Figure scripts
== == ==

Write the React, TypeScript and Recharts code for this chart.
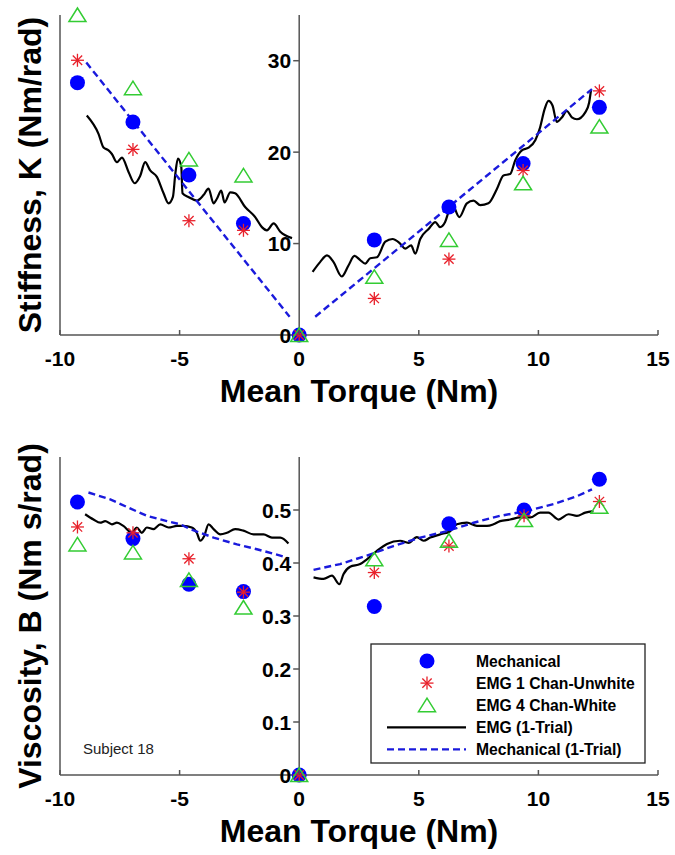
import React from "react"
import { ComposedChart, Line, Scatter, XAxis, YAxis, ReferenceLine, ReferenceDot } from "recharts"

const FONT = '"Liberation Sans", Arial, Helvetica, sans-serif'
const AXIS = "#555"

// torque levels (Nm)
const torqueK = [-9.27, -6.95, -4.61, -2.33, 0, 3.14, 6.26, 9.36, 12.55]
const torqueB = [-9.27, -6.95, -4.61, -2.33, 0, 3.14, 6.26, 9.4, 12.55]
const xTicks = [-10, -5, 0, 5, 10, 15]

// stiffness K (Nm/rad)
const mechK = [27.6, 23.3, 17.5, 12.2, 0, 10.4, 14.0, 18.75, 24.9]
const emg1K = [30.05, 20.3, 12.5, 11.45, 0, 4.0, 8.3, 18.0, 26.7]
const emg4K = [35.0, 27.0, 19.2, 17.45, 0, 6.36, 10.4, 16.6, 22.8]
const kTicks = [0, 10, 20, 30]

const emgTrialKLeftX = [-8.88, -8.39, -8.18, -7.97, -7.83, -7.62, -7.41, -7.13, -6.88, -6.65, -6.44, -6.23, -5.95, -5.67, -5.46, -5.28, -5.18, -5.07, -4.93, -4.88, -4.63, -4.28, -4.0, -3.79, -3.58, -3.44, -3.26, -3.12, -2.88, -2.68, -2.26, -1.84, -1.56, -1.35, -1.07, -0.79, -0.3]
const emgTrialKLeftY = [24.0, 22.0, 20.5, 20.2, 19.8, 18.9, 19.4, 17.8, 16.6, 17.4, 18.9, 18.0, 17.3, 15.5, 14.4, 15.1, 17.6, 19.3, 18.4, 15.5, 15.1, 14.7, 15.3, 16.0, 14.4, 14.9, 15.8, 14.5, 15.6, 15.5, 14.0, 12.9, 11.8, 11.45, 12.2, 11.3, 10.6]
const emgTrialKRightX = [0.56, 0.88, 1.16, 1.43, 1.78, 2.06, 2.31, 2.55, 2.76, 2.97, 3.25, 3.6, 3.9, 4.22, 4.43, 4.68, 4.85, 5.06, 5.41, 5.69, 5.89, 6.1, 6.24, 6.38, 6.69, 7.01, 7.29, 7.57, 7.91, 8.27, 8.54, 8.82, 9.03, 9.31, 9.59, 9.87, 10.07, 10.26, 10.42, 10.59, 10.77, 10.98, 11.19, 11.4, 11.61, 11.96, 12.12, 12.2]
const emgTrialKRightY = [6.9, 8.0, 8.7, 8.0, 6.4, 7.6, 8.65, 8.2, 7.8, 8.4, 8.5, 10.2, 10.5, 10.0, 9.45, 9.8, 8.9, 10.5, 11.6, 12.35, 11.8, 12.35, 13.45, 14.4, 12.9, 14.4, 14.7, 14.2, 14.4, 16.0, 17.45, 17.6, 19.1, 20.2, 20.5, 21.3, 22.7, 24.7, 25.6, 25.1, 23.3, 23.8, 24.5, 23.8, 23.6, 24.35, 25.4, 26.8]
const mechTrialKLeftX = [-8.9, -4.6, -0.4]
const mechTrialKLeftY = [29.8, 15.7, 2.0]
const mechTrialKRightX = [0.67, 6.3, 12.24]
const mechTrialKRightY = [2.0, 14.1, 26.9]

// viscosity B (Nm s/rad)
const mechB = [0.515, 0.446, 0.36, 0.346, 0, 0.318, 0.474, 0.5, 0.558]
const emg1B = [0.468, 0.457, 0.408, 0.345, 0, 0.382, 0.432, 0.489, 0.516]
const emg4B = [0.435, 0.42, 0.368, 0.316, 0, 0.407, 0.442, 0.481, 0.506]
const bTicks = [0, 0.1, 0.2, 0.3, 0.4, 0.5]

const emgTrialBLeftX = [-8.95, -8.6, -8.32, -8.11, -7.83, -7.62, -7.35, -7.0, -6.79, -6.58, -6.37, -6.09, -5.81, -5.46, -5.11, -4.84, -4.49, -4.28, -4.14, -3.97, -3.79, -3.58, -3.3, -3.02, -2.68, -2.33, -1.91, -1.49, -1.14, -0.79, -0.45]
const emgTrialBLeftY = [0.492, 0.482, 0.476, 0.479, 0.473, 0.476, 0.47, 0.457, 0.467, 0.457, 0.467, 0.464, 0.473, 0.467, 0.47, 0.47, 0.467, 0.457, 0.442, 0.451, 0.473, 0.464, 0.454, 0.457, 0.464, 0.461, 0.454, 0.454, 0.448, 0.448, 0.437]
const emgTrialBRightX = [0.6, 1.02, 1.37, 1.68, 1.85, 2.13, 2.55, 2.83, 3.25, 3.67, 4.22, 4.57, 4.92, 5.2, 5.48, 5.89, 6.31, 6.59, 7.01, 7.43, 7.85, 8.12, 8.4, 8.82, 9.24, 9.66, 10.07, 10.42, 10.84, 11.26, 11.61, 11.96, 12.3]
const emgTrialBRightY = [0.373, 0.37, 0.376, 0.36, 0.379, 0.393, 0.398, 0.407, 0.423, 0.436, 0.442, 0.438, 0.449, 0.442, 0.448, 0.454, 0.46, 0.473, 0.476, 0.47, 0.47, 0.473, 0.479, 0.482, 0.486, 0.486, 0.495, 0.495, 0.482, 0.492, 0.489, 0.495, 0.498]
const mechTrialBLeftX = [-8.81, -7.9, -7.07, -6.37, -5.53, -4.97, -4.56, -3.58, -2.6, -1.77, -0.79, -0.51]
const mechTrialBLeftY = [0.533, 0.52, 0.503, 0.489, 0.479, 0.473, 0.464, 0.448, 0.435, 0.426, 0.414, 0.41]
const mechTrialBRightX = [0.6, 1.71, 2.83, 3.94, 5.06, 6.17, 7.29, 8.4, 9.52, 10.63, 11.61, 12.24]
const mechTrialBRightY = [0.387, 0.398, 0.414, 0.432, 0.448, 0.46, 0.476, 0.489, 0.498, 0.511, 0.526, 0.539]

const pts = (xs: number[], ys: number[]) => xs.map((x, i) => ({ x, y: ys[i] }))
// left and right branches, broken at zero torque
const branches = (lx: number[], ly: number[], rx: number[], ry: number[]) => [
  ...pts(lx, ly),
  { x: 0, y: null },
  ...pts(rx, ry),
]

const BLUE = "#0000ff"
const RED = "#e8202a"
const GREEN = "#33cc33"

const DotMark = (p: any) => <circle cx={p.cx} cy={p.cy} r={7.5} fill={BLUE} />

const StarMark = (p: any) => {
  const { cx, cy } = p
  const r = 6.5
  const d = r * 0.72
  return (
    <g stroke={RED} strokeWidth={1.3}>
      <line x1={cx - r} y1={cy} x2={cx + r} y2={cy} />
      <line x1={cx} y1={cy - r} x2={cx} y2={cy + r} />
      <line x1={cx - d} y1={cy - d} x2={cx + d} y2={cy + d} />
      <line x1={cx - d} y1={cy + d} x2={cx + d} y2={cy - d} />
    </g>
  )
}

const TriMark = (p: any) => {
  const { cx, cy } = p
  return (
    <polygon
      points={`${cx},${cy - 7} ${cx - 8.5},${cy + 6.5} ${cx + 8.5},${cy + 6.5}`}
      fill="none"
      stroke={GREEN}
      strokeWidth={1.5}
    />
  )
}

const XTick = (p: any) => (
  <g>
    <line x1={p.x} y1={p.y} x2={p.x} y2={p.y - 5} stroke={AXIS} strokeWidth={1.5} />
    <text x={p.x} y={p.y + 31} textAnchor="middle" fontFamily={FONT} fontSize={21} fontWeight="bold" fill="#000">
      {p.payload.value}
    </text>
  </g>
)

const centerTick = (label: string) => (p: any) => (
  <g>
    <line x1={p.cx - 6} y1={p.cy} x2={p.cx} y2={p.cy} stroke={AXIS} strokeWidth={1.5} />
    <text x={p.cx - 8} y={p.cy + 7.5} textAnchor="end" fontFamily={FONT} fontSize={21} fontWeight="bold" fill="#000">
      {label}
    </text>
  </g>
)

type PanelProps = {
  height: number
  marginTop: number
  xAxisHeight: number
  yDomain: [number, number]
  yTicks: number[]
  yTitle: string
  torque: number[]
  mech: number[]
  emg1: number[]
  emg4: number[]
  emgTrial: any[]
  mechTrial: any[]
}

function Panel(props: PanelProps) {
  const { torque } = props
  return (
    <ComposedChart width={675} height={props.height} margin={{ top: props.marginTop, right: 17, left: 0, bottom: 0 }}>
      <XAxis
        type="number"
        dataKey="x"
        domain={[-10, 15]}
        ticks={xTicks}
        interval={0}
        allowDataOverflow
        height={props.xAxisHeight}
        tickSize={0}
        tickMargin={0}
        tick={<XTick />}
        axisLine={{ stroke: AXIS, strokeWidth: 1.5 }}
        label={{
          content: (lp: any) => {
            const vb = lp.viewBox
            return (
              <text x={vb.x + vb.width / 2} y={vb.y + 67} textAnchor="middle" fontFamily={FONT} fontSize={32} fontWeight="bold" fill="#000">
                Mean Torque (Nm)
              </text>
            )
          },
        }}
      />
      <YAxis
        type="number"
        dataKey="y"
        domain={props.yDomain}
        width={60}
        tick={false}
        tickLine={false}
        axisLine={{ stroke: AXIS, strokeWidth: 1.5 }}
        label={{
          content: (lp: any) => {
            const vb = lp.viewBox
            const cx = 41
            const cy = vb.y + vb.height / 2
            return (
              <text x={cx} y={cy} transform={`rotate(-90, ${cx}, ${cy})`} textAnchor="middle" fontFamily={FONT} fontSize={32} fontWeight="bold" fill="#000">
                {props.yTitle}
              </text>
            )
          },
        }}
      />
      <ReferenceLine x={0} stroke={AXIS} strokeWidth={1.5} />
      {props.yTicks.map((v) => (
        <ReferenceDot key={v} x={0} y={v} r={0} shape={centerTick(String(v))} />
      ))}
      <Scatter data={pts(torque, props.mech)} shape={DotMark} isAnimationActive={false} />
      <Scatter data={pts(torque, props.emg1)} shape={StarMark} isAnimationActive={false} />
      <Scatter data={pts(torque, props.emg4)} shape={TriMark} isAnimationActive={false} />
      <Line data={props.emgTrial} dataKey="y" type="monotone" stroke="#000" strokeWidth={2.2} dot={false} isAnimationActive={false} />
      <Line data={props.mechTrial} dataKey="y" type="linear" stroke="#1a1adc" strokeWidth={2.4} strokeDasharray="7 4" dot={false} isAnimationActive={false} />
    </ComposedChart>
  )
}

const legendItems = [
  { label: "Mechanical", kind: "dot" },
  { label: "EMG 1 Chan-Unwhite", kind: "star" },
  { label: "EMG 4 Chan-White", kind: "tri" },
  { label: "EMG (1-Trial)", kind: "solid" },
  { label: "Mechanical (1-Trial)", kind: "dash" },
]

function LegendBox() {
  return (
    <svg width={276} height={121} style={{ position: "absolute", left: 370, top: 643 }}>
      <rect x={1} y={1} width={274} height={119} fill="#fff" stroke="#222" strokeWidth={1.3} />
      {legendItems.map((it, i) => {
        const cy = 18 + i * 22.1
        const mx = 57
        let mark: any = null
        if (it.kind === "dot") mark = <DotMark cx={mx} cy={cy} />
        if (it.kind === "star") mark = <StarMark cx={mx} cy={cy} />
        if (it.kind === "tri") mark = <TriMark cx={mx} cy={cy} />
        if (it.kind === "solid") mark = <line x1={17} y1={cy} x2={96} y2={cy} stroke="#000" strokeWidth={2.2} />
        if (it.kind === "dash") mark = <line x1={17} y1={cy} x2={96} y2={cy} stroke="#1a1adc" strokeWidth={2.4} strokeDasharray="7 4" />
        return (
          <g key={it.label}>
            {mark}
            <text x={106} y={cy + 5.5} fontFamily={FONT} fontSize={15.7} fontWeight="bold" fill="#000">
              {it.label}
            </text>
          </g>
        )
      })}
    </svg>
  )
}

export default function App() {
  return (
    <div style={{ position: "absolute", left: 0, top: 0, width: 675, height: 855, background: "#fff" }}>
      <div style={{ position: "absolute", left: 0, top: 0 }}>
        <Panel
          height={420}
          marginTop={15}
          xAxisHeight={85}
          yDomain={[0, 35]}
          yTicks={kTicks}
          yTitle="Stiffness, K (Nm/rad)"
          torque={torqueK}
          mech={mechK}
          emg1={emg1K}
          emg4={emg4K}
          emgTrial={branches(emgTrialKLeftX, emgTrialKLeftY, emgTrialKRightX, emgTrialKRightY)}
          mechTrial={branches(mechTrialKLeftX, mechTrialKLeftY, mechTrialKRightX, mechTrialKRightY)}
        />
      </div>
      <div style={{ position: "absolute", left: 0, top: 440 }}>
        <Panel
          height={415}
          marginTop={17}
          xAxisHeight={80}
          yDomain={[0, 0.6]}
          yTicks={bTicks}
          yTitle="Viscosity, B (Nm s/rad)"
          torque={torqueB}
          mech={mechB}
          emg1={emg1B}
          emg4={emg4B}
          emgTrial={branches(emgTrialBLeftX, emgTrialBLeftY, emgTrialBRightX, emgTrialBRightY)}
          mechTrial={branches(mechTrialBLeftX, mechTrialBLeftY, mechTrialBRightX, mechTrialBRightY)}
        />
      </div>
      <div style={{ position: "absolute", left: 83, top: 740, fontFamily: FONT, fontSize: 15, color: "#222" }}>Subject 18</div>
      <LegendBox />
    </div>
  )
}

== == ==

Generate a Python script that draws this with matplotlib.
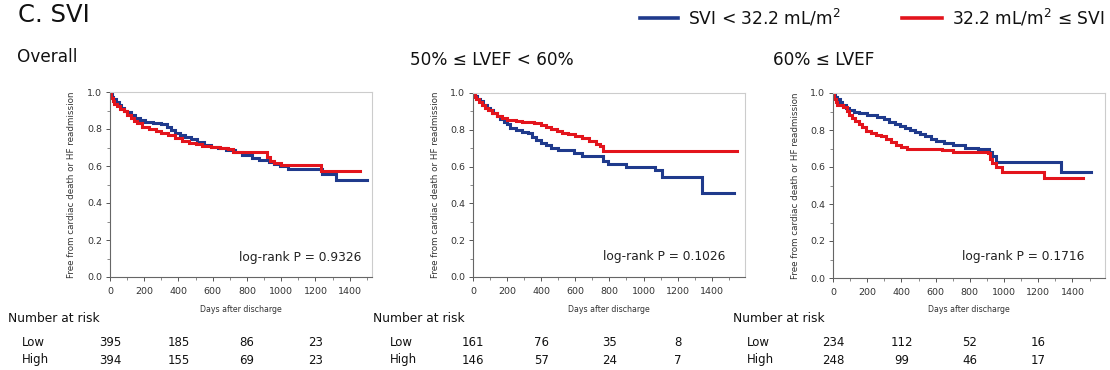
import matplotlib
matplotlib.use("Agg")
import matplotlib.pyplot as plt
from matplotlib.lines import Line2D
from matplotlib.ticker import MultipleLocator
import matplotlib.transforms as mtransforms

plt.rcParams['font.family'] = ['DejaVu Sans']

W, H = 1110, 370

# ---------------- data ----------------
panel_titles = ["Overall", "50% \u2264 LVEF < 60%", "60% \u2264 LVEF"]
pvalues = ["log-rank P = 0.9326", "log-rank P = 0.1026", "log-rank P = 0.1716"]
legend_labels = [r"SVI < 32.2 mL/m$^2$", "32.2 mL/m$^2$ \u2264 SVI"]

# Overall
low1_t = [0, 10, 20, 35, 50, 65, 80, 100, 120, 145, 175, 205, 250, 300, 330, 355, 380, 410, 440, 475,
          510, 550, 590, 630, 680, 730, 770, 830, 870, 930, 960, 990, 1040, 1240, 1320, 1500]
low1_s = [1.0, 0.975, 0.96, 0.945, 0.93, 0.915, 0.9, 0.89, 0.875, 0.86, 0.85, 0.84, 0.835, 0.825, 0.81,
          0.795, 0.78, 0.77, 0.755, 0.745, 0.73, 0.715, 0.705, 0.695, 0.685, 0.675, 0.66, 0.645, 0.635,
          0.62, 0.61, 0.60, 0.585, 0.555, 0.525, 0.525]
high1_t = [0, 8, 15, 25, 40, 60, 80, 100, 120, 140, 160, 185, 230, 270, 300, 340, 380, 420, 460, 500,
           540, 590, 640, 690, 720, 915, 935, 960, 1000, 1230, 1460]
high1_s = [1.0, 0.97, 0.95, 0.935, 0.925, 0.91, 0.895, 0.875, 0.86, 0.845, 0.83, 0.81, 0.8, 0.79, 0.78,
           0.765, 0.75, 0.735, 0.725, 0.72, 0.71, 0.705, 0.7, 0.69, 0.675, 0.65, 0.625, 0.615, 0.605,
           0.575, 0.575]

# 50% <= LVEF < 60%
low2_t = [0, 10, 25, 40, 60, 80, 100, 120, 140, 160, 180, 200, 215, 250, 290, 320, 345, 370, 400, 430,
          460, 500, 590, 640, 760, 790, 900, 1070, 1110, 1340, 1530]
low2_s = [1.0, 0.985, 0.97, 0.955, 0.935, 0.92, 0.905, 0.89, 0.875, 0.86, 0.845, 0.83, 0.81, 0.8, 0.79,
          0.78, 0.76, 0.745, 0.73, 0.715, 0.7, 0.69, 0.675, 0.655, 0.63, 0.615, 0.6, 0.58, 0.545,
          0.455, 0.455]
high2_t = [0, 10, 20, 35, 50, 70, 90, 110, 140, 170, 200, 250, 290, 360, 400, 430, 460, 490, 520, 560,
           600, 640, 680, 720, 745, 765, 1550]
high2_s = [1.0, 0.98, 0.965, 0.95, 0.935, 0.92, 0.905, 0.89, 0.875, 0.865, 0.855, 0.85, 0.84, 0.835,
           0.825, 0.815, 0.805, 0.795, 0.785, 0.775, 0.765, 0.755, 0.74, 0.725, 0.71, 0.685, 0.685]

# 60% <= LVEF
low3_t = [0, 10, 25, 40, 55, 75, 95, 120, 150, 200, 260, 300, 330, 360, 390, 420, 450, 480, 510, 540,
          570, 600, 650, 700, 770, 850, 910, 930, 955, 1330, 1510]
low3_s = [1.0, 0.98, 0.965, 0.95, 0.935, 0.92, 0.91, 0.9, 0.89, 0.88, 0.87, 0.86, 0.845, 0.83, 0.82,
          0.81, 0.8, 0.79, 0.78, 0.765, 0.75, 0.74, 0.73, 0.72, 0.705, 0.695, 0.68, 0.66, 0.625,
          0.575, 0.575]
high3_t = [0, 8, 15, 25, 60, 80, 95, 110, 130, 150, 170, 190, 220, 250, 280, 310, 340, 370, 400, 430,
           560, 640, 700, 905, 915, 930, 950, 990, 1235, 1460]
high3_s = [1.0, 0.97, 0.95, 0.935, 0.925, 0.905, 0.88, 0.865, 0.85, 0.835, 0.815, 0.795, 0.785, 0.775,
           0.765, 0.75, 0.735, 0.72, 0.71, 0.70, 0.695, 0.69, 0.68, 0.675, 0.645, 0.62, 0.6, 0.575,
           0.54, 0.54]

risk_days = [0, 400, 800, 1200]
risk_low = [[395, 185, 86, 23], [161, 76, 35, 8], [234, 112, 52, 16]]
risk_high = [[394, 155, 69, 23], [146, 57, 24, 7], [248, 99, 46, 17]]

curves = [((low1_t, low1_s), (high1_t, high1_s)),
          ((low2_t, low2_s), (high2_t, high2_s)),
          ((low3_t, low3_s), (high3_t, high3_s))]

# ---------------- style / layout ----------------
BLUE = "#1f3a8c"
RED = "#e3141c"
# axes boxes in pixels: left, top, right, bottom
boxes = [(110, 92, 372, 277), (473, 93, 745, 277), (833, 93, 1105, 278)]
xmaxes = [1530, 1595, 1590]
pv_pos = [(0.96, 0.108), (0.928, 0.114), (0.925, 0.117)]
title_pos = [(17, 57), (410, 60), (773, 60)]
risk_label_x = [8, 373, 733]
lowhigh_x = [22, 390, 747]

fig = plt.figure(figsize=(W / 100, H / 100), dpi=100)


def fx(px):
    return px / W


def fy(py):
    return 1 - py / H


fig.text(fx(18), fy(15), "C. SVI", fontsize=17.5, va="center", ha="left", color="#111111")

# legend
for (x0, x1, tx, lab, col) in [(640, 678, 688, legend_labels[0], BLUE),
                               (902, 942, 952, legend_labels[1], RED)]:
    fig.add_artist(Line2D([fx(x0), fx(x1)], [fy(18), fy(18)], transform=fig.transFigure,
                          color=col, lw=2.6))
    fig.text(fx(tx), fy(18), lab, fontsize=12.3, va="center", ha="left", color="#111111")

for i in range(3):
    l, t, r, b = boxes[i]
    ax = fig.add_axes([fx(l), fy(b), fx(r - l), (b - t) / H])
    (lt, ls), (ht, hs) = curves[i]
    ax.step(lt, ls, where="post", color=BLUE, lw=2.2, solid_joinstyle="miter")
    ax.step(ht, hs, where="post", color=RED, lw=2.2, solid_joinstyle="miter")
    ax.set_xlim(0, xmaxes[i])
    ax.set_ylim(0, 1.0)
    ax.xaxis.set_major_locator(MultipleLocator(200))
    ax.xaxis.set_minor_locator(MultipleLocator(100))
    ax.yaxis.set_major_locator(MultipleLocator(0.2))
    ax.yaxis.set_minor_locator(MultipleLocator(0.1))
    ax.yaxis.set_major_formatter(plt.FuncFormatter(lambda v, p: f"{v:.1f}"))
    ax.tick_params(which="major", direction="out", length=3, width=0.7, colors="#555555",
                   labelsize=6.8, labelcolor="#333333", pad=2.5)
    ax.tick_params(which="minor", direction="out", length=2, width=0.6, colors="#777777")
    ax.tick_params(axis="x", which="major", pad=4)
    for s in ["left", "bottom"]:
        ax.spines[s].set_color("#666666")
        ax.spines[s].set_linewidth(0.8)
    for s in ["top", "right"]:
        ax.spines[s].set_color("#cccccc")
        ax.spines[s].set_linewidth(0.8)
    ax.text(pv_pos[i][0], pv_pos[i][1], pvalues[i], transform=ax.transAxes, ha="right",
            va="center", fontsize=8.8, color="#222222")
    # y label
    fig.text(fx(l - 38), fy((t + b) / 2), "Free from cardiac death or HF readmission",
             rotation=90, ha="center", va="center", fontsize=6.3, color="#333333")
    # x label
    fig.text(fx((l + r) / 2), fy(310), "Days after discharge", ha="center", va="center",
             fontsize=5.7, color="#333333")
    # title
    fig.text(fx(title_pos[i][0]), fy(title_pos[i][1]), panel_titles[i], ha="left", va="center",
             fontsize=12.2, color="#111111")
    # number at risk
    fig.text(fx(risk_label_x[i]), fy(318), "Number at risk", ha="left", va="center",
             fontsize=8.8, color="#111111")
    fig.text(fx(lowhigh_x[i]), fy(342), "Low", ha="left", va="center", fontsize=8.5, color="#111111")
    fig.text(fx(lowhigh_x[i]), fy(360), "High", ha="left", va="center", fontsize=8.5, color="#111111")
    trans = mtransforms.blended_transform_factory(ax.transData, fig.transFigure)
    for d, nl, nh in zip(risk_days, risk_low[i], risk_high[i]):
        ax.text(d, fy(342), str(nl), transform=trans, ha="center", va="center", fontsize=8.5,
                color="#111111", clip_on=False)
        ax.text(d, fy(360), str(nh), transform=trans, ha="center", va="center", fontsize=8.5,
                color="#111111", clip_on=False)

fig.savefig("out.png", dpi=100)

== == ==

- [Required task]
Reproduce the entries exactly, from the line with "Generate a Python" to the line with "import matplotlib.transforms as mtransforms", both lines included, keeping no pictures.

- [Answer to the problem]
Generate a Python script that draws this with matplotlib.
import matplotlib
matplotlib.use("Agg")
import matplotlib.pyplot as plt
from matplotlib.lines import Line2D
from matplotlib.ticker import MultipleLocator
import matplotlib.transforms as mtransforms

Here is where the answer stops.